HC Deb 31 July 1975 vol 896 cc617-8W
Mr. Newens

asked the Secretary of State for Education and Science what are the average levels of strontium-90 present in the bone marrow of children of the same age, born and raised in the United Kingdom, at intervals of five years from 1945 until the present.

Mr. Money

Radiation damage to bone marrow arises primarily from irradiation of the marrow by strontium-90 in the adjoining bony tissue. There is no direct information on strontium-90 levels in human bone marrow but data on the levels in bony tissue between 1959 and 1970 were published in the Medical Research Council's Monitoring Report Series, and between 1955–56 and 1959 by the United Kingdom Atomic Energy Authority. No measurements on bone were made before 1955 but environmental levels were extremely low before 1954. The bone samples were from individuals who died in the United Kingdom but there is no information on where they were born and raised.
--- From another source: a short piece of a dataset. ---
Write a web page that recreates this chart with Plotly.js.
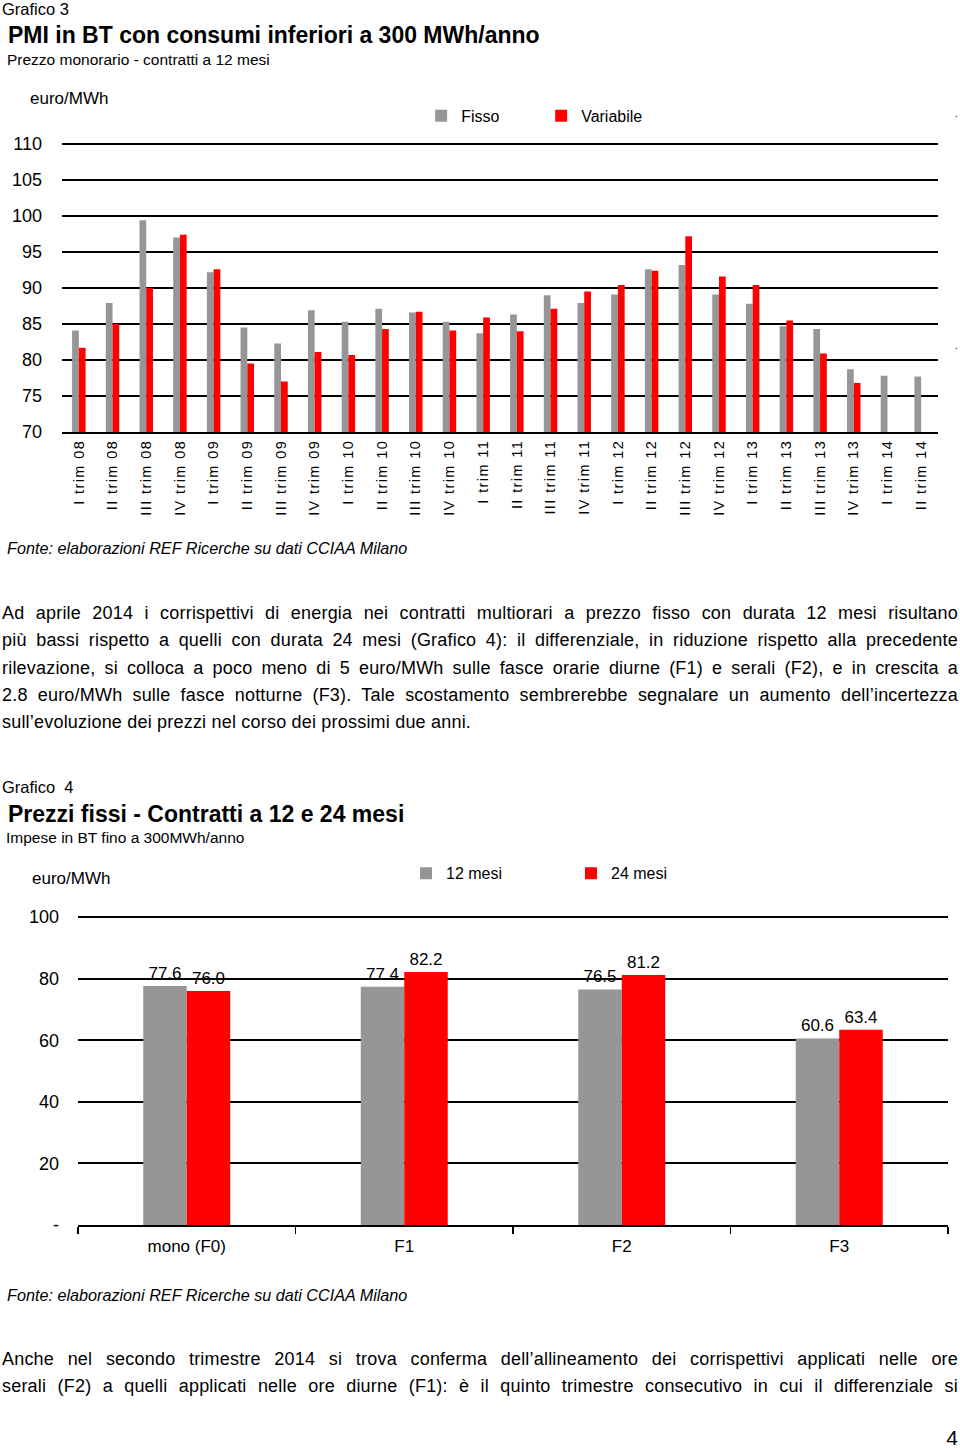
<!DOCTYPE html>
<html>
<head>
<meta charset="utf-8">
<script src="https://cdn.plot.ly/plotly-3.0.1.min.js"></script>
<style>
  body { margin: 0; background: #fff; }
  #page { position: relative; width: 960px; height: 1448px; overflow: hidden; font-family: "Liberation Sans", Arial, sans-serif; color: #000; }
  .abs { position: absolute; white-space: nowrap; }
  .grafico { font-size: 16.5px; line-height: 18px; }
  .titolo { font-weight: bold; font-size: 23px; line-height: 26px; }
  .sotto { font-size: 15.5px; line-height: 18px; }
  .fonte { font-style: italic; font-size: 16.2px; line-height: 18px; }
  .unit { font-size: 17px; line-height: 18px; }
  .testo { position: absolute; left: 2px; width: 956px; font-family: "Liberation Sans", Arial, sans-serif; font-size: 18px; letter-spacing: 0.2px; }
  .testo div { height: 27.3px; line-height: 27.3px; text-align: justify; text-align-last: justify; white-space: nowrap; }
  .testo div.last { text-align-last: left; }
  .chart { position: absolute; left: 0; }
  #chart1 .xtick text { letter-spacing: 1.4px; }
</style>
</head>
<body>
<div id="page">
  <div class="abs grafico" style="left:2px; top:0px;">Grafico 3</div>
  <div class="abs titolo" style="left:8px; top:22px;">PMI in BT con consumi inferiori a 300 MWh/anno</div>
  <div class="abs sotto" style="left:7px; top:51px;">Prezzo monorario - contratti a 12 mesi</div>
  <div class="abs unit" style="left:30px; top:90px;">euro/MWh</div>
  <div class="abs" style="left:955px; top:108px; font-size:10px;">.</div>
  <div class="abs" style="left:955px; top:340px; font-size:10px;">.</div>

  <div id="chart1" class="chart" style="top:0; width:960px; height:560px;"></div>

  <div class="abs fonte" style="left:7px; top:539px;">Fonte: elaborazioni REF Ricerche su dati CCIAA Milano</div>

  <div class="testo" style="top:600px;">
    <div>Ad aprile 2014 i corrispettivi di energia nei contratti multiorari a prezzo fisso con durata 12 mesi risultano</div>
    <div>più bassi rispetto a quelli con durata 24 mesi (Grafico 4): il differenziale, in riduzione rispetto alla precedente</div>
    <div>rilevazione, si colloca a poco meno di 5 euro/MWh sulle fasce orarie diurne (F1) e serali (F2), e in crescita a</div>
    <div>2.8 euro/MWh sulle fasce notturne (F3). Tale scostamento sembrerebbe segnalare un aumento dell’incertezza</div>
    <div class="last">sull’evoluzione dei prezzi nel corso dei prossimi due anni.</div>
  </div>

  <div class="abs grafico" style="left:2px; top:778px;">Grafico&nbsp; 4</div>
  <div class="abs titolo" style="left:8px; top:801px;">Prezzi fissi - Contratti a 12 e 24 mesi</div>
  <div class="abs sotto" style="left:6px; top:829px;">Impese in BT fino a 300MWh/anno</div>
  <div class="abs unit" style="left:32px; top:870px;">euro/MWh</div>

  <div id="chart2" class="chart" style="top:760px; width:960px; height:560px;"></div>

  <div class="abs fonte" style="left:7px; top:1286px;">Fonte: elaborazioni REF Ricerche su dati CCIAA Milano</div>

  <div class="testo" style="top:1346px;">
    <div>Anche nel secondo trimestre 2014 si trova conferma dell’allineamento dei corrispettivi applicati nelle ore</div>
    <div>serali (F2) a quelli applicati nelle ore diurne (F1): è il quinto trimestre consecutivo in cui il differenziale si</div>
  </div>

  <div class="abs" style="right:2px; top:1426px; font-size:21px; line-height:24px;">4</div>
</div>

<script>
// Grafico 3 - prezzo monorario, contratti a 12 mesi
const trimestri = [
    'I trim 08', 'II trim 08', 'III trim 08', 'IV trim 08',
    'I trim 09', 'II trim 09', 'III trim 09', 'IV trim 09',
    'I trim 10', 'II trim 10', 'III trim 10', 'IV trim 10',
    'I trim 11', 'II trim 11', 'III trim 11', 'IV trim 11',
    'I trim 12', 'II trim 12', 'III trim 12', 'IV trim 12',
    'I trim 13', 'II trim 13', 'III trim 13', 'IV trim 13',
    'I trim 14', 'II trim 14'
];
const fisso = [84.1, 87.9, 99.4, 97.0, 92.2, 84.5, 82.3, 86.9, 85.3, 87.1, 86.6, 85.3,
    83.7, 86.3, 89.0, 87.9, 89.1, 92.6, 93.2, 89.1, 87.8, 84.7, 84.3, 78.7, 77.8, 77.7];
const variabile = [81.7, 85.0, 90.0, 97.4, 92.6, 79.5, 77.0, 81.1, 80.7, 84.3, 86.7, 84.1,
    85.9, 84.0, 87.1, 89.5, 90.4, 92.4, 97.2, 91.6, 90.4, 85.5, 80.9, 76.8, null, null];

// Grafico 4 - prezzi fissi per fascia
const fasce = ['mono (F0)', 'F1', 'F2', 'F3'];
const mesi12 = [77.6, 77.4, 76.5, 60.6];
const mesi24 = [76.0, 82.2, 81.2, 63.4];
const ticks4 = [0, 20, 40, 60, 80, 100];
const ticks4Text = ['-', '20', '40', '60', '80', '100'];

const GREY = '#969696';
const RED = '#ff0000';
const FONT = 'Liberation Sans, Arial, sans-serif';

const trace1a = { x: trimestri, y: fisso, name: 'Fisso', type: 'bar', marker: { color: GREY } };
const trace1b = { x: trimestri, y: variabile, name: 'Variabile', type: 'bar', marker: { color: RED } };

// top of the range is padded a little so that the 110 gridline is kept
const layout1 = {
    width: 960, height: 560,
    margin: { l: 62, r: 22, t: 140, b: 128 },
    paper_bgcolor: 'rgba(0,0,0,0)',
    plot_bgcolor: 'rgba(0,0,0,0)',
    font: { family: FONT, size: 16, color: '#000' },
    barmode: 'group',
    bargap: 0.6,
    bargroupgap: 0,
    showlegend: true,
    legend: {
        orientation: 'h', x: 0.41, xanchor: 'left', y: 1.083, yanchor: 'middle',
        font: { size: 16 }, entrywidth: 75, itemwidth: 30, traceorder: 'normal'
    },
    xaxis: {
        type: 'category', tickangle: -90, ticks: '',
        tickfont: { size: 14.5 },
        showline: true, linecolor: '#000', linewidth: 2,
        showgrid: false, fixedrange: true
    },
    yaxis: {
        range: [70, 110.55], tickvals: [70, 75, 80, 85, 90, 95, 100, 105, 110],
        showgrid: true, gridcolor: '#000', gridwidth: 2,
        zeroline: false, ticks: '', ticklabelstandoff: 19,
        tickfont: { size: 18 }, fixedrange: true
    }
};

Plotly.newPlot('chart1', [trace1a, trace1b], layout1, { displayModeBar: false, staticPlot: true });

const trace2a = {
    x: fasce, y: mesi12, name: '12 mesi', type: 'bar', marker: { color: GREY },
    texttemplate: '%{y:.1f}', textposition: 'outside', textfont: { size: 17, color: '#000' }, cliponaxis: false
};
const trace2b = {
    x: fasce, y: mesi24, name: '24 mesi', type: 'bar', marker: { color: RED },
    texttemplate: '%{y:.1f}', textposition: 'outside', textfont: { size: 17, color: '#000' }, cliponaxis: false
};

const layout2 = {
    width: 960, height: 560,
    margin: { l: 78, r: 12, t: 154, b: 95 },
    paper_bgcolor: 'rgba(0,0,0,0)',
    plot_bgcolor: 'rgba(0,0,0,0)',
    font: { family: FONT, size: 16, color: '#000' },
    barmode: 'group',
    bargap: 0.6,
    bargroupgap: 0,
    showlegend: true,
    legend: {
        orientation: 'h', x: 0.377, xanchor: 'left', y: 1.131, yanchor: 'middle',
        font: { size: 16 }, entrywidth: 120, itemwidth: 30, traceorder: 'normal'
    },
    xaxis: {
        type: 'category', range: [-0.5, 3.5],
        ticks: 'outside', tickson: 'boundaries', ticklen: 7, tickwidth: 1.5, tickcolor: '#000',
        showline: true, linecolor: '#000', linewidth: 2, ticklabelstandoff: 5,
        showgrid: false, tickfont: { size: 17 }, fixedrange: true
    },
    yaxis: {
        range: [0, 101], tickvals: ticks4, ticktext: ticks4Text,
        showgrid: true, gridcolor: '#000', gridwidth: 2,
        zeroline: false, ticks: '', ticklabelstandoff: 18,
        tickfont: { size: 18 }, fixedrange: true
    }
};

Plotly.newPlot('chart2', [trace2a, trace2b], layout2, { displayModeBar: false, staticPlot: true });
</script>
</body>
</html>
Mean levels of strontium-90 in samples from children up to five years of age—excluding still-births and neonatal deaths—are given below for approximate intervals of five years up to 1970:

Year Bone Sr-90 concentration (picocuries per gram calcium)
1945
1950 Very low
1956* 0.8
1960 2.9
1965 6.6
1970 2.1
* No figures available for 1955.

Collection of bone samples stopped after 1970 because information accumulated over the previous 15 years had revealed that the strontium-90 level in bone could be estimated satisfactorily if general environmental levels in air, vegetation and milk were known.